#### Task input:
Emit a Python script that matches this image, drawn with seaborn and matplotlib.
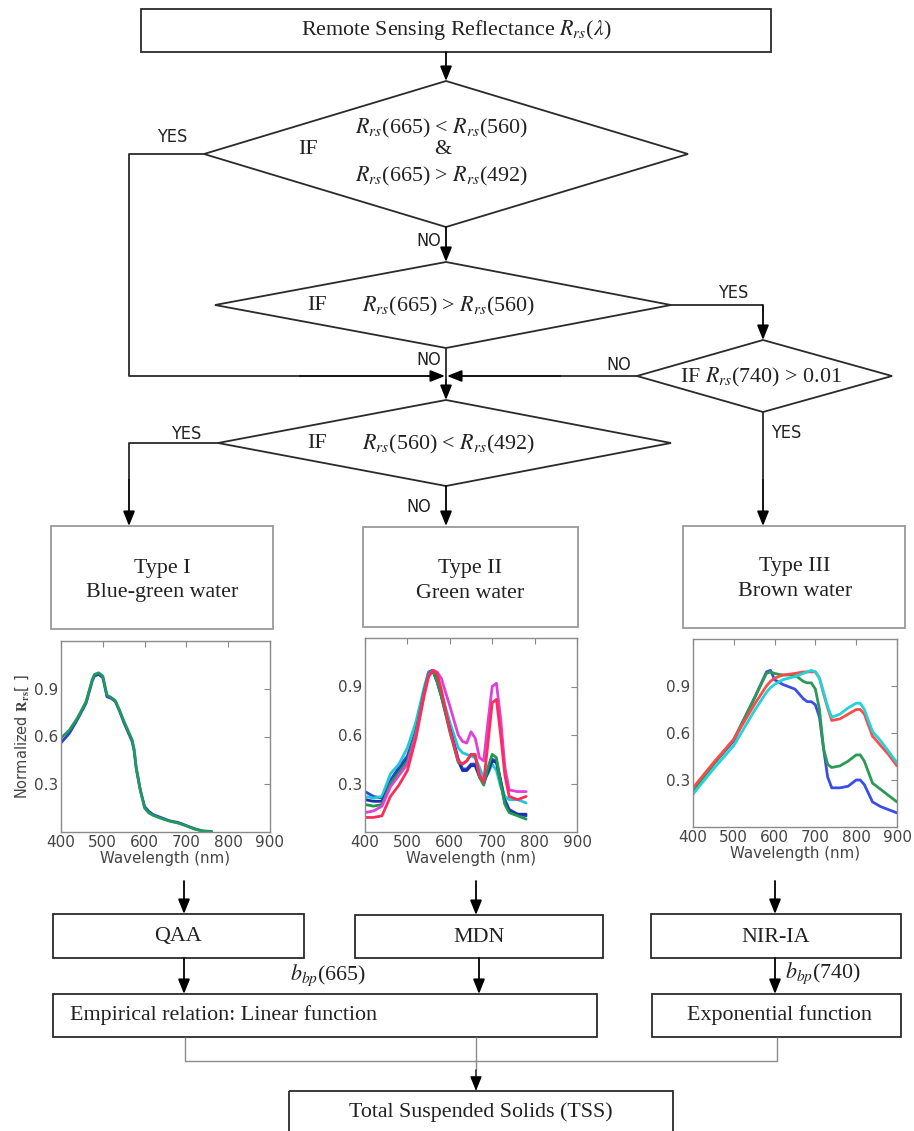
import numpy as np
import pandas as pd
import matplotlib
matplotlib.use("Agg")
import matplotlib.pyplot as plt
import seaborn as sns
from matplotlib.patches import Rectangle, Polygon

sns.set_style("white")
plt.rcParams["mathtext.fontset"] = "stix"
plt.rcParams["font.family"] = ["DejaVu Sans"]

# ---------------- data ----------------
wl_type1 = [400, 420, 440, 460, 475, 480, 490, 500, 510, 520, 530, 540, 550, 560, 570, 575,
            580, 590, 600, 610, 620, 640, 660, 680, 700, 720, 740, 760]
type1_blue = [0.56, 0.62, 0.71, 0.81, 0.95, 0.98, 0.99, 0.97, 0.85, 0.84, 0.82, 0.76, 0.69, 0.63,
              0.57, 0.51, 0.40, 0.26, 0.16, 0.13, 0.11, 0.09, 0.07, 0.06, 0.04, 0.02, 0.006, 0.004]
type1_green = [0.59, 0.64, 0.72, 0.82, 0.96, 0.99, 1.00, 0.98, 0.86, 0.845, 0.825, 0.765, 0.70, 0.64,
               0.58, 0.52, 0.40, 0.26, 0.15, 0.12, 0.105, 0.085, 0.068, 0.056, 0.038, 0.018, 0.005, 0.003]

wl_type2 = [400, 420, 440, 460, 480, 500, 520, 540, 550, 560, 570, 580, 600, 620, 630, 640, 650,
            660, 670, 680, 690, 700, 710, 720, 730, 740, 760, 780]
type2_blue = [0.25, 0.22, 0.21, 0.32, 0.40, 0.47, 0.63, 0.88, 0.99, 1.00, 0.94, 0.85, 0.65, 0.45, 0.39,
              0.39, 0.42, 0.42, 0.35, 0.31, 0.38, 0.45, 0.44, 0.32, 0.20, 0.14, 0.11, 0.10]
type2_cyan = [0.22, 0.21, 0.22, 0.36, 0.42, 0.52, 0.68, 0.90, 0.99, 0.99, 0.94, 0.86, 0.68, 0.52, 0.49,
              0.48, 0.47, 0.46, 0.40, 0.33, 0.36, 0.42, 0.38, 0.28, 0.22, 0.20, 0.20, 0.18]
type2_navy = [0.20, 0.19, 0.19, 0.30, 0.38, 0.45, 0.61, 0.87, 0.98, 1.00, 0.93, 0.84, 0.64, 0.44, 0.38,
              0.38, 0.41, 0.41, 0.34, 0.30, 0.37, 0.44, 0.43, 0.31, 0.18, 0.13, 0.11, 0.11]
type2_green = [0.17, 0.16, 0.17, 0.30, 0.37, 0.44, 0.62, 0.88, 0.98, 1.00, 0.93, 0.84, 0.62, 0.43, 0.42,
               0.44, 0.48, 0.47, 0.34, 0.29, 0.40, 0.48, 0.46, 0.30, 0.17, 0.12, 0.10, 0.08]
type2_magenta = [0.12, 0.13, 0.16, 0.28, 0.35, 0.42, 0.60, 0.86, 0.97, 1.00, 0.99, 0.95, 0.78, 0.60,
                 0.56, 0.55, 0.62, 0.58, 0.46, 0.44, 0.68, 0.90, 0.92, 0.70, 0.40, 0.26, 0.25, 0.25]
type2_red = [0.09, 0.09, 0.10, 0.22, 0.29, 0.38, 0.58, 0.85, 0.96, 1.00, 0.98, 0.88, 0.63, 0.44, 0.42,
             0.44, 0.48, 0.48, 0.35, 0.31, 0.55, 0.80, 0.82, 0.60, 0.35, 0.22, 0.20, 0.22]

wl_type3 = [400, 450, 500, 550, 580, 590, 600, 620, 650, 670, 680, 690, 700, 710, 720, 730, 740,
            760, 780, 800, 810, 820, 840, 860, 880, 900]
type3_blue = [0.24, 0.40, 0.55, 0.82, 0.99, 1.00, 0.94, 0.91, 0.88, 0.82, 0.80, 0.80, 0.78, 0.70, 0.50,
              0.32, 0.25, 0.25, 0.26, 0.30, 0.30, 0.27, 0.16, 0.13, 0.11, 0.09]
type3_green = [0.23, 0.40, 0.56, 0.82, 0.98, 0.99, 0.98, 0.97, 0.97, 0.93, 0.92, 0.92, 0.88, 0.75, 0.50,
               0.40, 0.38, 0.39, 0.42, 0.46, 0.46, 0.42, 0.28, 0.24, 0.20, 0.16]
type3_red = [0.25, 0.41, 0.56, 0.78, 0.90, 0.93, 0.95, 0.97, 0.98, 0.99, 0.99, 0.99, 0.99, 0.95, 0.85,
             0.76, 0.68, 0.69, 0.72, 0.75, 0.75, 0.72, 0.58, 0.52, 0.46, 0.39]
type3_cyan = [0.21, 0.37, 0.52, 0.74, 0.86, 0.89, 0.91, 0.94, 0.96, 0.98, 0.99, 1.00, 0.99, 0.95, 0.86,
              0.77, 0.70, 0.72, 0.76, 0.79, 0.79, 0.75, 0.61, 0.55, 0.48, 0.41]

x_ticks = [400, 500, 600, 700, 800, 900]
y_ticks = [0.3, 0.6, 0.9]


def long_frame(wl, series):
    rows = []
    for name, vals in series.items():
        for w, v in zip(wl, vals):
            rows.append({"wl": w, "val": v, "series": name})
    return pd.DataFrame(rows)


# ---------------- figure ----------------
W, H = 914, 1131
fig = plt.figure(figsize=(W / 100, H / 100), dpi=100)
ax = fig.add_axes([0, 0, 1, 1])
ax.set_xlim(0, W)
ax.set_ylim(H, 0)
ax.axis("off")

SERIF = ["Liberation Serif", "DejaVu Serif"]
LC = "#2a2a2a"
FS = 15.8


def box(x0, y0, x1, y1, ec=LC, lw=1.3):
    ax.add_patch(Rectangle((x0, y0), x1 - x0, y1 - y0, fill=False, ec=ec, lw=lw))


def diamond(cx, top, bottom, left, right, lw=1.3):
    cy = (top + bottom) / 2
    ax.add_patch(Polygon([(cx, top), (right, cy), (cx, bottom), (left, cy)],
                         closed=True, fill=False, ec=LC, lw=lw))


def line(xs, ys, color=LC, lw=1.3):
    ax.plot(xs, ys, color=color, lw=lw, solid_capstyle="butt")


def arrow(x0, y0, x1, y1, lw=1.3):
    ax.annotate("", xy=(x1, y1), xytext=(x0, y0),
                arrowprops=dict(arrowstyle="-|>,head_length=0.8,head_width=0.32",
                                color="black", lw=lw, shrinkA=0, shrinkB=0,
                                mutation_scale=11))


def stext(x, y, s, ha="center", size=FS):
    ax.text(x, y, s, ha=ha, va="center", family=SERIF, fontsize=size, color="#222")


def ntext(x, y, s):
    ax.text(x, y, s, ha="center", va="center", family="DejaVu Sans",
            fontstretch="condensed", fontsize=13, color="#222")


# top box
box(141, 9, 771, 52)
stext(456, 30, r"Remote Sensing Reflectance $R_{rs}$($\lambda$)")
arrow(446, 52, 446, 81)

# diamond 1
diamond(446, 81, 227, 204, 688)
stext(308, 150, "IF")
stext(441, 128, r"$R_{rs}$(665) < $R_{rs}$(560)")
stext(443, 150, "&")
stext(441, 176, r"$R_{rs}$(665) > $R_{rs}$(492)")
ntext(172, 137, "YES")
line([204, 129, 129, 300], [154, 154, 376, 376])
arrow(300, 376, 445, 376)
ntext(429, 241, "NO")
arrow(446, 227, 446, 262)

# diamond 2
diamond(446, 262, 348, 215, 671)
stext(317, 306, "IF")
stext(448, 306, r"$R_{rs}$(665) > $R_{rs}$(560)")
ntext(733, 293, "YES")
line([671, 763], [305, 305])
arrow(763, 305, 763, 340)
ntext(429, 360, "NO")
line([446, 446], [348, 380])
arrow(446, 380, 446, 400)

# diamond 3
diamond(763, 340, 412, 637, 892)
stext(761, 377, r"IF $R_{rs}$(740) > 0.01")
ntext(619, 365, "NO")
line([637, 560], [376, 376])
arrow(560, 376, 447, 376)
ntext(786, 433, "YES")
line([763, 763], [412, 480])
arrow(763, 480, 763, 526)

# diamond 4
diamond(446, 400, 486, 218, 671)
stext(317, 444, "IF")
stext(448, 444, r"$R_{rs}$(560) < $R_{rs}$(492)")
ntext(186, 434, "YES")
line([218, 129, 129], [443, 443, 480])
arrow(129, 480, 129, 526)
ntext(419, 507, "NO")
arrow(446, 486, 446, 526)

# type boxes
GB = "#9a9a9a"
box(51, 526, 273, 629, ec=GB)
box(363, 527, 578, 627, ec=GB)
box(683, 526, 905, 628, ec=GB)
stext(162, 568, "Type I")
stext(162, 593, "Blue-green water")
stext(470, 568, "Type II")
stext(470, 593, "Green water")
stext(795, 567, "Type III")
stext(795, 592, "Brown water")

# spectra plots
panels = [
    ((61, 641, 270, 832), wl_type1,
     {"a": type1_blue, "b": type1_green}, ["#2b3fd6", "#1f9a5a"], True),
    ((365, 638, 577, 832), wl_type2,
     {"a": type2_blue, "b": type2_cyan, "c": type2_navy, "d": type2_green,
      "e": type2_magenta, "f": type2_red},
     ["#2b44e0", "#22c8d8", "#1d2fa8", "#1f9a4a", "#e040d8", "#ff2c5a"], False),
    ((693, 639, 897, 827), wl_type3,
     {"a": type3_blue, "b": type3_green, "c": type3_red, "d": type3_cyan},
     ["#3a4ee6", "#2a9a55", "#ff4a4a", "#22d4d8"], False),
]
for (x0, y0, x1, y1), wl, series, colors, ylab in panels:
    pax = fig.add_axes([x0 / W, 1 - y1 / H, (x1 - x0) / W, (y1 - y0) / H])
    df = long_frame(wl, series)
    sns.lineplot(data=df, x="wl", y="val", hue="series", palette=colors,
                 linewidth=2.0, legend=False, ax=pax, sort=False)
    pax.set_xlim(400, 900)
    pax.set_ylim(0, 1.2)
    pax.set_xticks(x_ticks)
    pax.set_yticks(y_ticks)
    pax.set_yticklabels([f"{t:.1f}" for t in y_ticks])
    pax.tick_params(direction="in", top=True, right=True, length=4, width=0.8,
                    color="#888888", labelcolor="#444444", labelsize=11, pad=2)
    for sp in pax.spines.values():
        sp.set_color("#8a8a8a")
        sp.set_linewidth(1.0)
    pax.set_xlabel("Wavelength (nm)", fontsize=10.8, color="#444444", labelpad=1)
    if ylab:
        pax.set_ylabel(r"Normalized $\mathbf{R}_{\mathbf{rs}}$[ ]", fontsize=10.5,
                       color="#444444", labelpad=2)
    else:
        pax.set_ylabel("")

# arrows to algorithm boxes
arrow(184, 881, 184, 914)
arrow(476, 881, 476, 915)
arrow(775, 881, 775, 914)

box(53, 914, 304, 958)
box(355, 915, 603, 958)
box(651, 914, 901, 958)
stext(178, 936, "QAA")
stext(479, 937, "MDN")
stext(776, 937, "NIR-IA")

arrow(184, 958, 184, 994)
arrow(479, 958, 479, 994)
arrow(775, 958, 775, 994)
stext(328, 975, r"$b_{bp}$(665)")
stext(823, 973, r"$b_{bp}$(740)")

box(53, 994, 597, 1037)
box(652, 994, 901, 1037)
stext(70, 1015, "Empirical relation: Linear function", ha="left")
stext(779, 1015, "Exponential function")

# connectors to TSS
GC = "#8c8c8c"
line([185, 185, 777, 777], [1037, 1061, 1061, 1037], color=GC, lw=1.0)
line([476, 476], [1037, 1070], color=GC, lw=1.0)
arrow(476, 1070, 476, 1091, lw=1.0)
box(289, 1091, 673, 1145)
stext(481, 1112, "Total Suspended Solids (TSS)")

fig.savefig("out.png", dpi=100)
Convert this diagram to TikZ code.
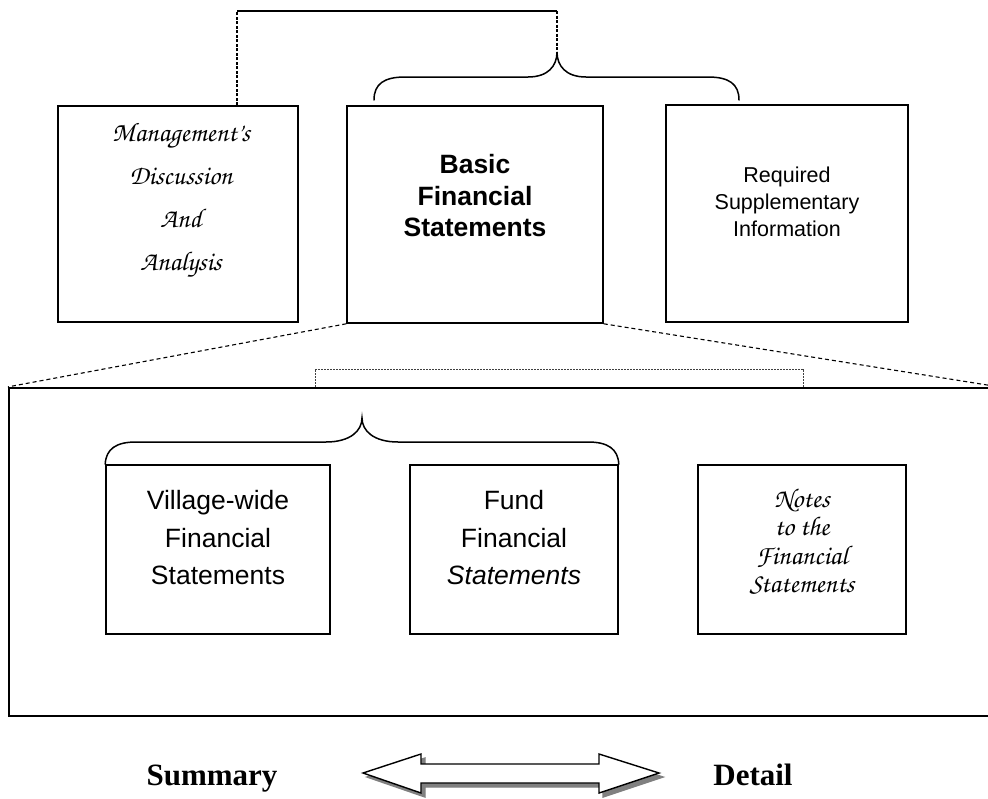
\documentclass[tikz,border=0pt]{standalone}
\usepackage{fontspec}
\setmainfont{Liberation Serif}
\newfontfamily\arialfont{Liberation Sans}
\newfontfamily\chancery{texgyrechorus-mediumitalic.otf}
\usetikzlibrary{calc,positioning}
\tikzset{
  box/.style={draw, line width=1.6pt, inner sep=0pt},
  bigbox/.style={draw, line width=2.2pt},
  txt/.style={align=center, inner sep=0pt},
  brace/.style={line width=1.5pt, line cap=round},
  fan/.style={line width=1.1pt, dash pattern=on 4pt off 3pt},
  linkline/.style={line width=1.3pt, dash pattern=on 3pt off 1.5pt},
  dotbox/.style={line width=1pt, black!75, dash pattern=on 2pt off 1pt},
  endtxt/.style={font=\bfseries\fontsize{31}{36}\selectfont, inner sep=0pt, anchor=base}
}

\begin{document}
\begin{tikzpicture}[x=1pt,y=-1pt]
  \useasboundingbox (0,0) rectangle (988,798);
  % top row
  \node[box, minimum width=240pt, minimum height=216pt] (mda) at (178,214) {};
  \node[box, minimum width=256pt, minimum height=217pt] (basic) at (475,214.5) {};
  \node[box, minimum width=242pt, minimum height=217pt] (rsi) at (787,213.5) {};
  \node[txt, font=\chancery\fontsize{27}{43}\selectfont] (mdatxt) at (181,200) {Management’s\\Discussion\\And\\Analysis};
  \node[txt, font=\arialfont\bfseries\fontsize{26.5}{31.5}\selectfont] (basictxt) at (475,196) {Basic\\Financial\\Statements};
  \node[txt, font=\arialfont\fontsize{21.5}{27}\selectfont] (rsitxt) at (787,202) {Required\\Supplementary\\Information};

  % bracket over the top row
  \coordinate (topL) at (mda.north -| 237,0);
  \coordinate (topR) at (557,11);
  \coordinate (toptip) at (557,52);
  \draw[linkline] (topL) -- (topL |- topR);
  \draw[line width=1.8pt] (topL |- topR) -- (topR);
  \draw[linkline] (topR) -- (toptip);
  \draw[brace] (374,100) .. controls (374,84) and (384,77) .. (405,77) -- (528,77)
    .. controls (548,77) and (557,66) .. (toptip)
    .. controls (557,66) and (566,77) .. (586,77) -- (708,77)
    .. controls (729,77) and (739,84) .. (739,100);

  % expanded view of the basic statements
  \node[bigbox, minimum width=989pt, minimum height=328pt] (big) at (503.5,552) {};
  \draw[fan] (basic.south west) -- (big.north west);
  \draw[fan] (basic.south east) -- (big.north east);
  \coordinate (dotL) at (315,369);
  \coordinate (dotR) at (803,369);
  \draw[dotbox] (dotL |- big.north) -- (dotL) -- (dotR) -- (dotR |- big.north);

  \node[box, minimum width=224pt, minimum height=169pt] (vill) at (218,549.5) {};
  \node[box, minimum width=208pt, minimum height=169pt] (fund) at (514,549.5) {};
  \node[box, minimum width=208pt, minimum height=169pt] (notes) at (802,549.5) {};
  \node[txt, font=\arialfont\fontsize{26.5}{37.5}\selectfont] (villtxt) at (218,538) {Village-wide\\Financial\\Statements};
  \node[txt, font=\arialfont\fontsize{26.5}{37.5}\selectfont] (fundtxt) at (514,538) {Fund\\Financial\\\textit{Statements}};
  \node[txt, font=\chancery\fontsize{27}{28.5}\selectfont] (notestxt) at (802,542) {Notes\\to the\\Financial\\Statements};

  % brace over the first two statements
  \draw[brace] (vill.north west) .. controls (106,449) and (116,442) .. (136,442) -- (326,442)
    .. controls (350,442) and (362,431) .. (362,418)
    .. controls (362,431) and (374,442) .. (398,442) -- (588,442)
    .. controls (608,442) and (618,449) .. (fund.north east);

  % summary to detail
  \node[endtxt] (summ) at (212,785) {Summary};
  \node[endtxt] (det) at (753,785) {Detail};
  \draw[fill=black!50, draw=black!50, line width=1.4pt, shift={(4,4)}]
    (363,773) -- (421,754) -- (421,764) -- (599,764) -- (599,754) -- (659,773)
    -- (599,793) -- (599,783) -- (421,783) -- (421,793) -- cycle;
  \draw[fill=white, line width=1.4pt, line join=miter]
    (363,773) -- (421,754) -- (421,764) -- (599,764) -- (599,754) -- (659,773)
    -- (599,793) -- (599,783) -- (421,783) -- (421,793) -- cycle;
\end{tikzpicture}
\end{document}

#### Set problem:
Your task is to transcribe exactly the lines starting at the line that contains "Convert this diagram to TikZ code." and ending at the line that contains "(rsitxt) at (787,202)", both included. Leave out the pictures.

#### Full output:
Convert this diagram to TikZ code.
\documentclass[tikz,border=0pt]{standalone}
\usepackage{fontspec}
\setmainfont{Liberation Serif}
\newfontfamily\arialfont{Liberation Sans}
\newfontfamily\chancery{texgyrechorus-mediumitalic.otf}
\usetikzlibrary{calc,positioning}
\tikzset{
  box/.style={draw, line width=1.6pt, inner sep=0pt},
  bigbox/.style={draw, line width=2.2pt},
  txt/.style={align=center, inner sep=0pt},
  brace/.style={line width=1.5pt, line cap=round},
  fan/.style={line width=1.1pt, dash pattern=on 4pt off 3pt},
  linkline/.style={line width=1.3pt, dash pattern=on 3pt off 1.5pt},
  dotbox/.style={line width=1pt, black!75, dash pattern=on 2pt off 1pt},
  endtxt/.style={font=\bfseries\fontsize{31}{36}\selectfont, inner sep=0pt, anchor=base}
}

\begin{document}
\begin{tikzpicture}[x=1pt,y=-1pt]
  \useasboundingbox (0,0) rectangle (988,798);
  % top row
  \node[box, minimum width=240pt, minimum height=216pt] (mda) at (178,214) {};
  \node[box, minimum width=256pt, minimum height=217pt] (basic) at (475,214.5) {};
  \node[box, minimum width=242pt, minimum height=217pt] (rsi) at (787,213.5) {};
  \node[txt, font=\chancery\fontsize{27}{43}\selectfont] (mdatxt) at (181,200) {Management’s\\Discussion\\And\\Analysis};
  \node[txt, font=\arialfont\bfseries\fontsize{26.5}{31.5}\selectfont] (basictxt) at (475,196) {Basic\\Financial\\Statements};
  \node[txt, font=\arialfont\fontsize{21.5}{27}\selectfont] (rsitxt) at (787,202) {Required\\Supplementary\\Information};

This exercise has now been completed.